Fixing potholes isn’t the sexiest way out of the recession.
But for Aziz Tejpar, an entrepreneur who runs a company that destroys drain grease in restaurants and hospitals by using live bacteria, pothole repair might just prove to be the best way.
“America is built on strip malls,” says Tejpar. “And strip malls have a lot of potholes.”
So Tejpar, president of Bradenton-based Environmental Biotech, has created a new franchise-model business to harness a technology he says will turn the staid industry of filling potholes into something efficient and entrepreneurial. Even better, says Tejpar, this system has no need for jackhammers and is environmentally friendly.
Tejpar calls the system, and the new company behind it, B Pothole Free. The technology revolves around a patented, infrared asphalt heater that is placed over a pothole.

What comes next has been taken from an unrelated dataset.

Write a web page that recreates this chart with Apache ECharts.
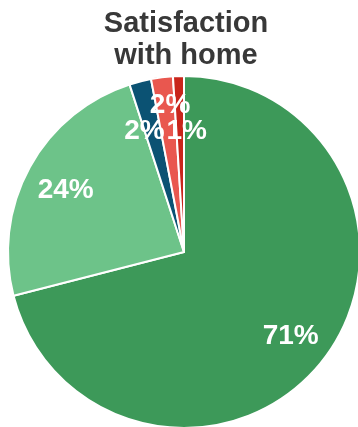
<!DOCTYPE html>
<html>
<head>
<meta charset="utf-8">
<script src="https://cdn.jsdelivr.net/npm/echarts@6/dist/echarts.min.js"></script>
<style>
  html, body { margin: 0; padding: 0; background: #ffffff; }
  #chart { width: 358px; height: 427px; }
</style>
</head>
<body>
<div id="chart"></div>
<script>
// Share of responses, clockwise from 12 o'clock
const categories = ['Very satisfied', 'Somewhat satisfied', 'Neither', 'Somewhat dissatisfied', 'Very dissatisfied'];
const shares = [71, 24, 2, 2, 1];
const colors = ['#3d9959', '#6dc389', '#0b5273', '#e9574f', '#c9251b'];
// Nudges for the crowded labels of the thin slices
const labelNudges = [[0, 2], [0, 3], [-6, 10], [3, -13], [7, 14]];

const chart = echarts.init(document.getElementById('chart'));

const slices = categories.map((name, i) => ({
  name: name,
  value: shares[i],
  itemStyle: { color: colors[i] }
}));

const labelSlices = categories.map((name, i) => ({
  name: name,
  value: shares[i],
  label: { show: true, offset: labelNudges[i] }
}));

chart.setOption({
  animation: false,
  title: {
    text: 'Satisfaction\nwith home',
    left: 181,
    top: 3,
    textAlign: 'center',
    textStyle: {
      fontFamily: 'Liberation Sans, Arial, sans-serif',
      fontWeight: 'bold',
      fontSize: 29,
      lineHeight: 32,
      color: '#383838'
    }
  },
  series: [
    {
      type: 'pie',
      center: [184, 252],
      radius: [0, 176],
      startAngle: 90,
      clockwise: true,
      silent: true,
      label: { show: false },
      labelLine: { show: false },
      itemStyle: { borderColor: '#ffffff', borderWidth: 2 },
      data: slices
    },
    {
      // transparent ring that carries the percentage labels at 3/4 radius
      type: 'pie',
      center: [184, 252],
      radius: [88, 176],
      startAngle: 90,
      clockwise: true,
      silent: true,
      avoidLabelOverlap: false,
      labelLayout: { hideOverlap: false },
      itemStyle: { color: 'rgba(0,0,0,0)', borderWidth: 0 },
      label: {
        show: true,
        position: 'inside',
        formatter: '{c}%',
        color: '#ffffff',
        fontFamily: 'Liberation Sans, Arial, sans-serif',
        fontWeight: 'bold',
        fontSize: 28
      },
      labelLine: { show: false },
      data: labelSlices
    }
  ]
});
</script>
</body>
</html>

Then, using short, medium and long wave thermal induction, the temperature is raised to 200 degrees Celsius, so heat permeates the entire pothole. The heater is removed after about 10 minutes and a two-man crew reshapes the area with the new road material.
The area is then compacted down and smoothed over while still hot. The entire process takes about 20 minutes.
B Pothole Free charges $99 for each standard size repair, which covers a pothole as big as 3 feet by 3 feet. It costs a county or municipal government about $250 to replace a pothole using traditional methods, says Tejpar, for a job that takes at least twice as long and usually requires twice as much manpower.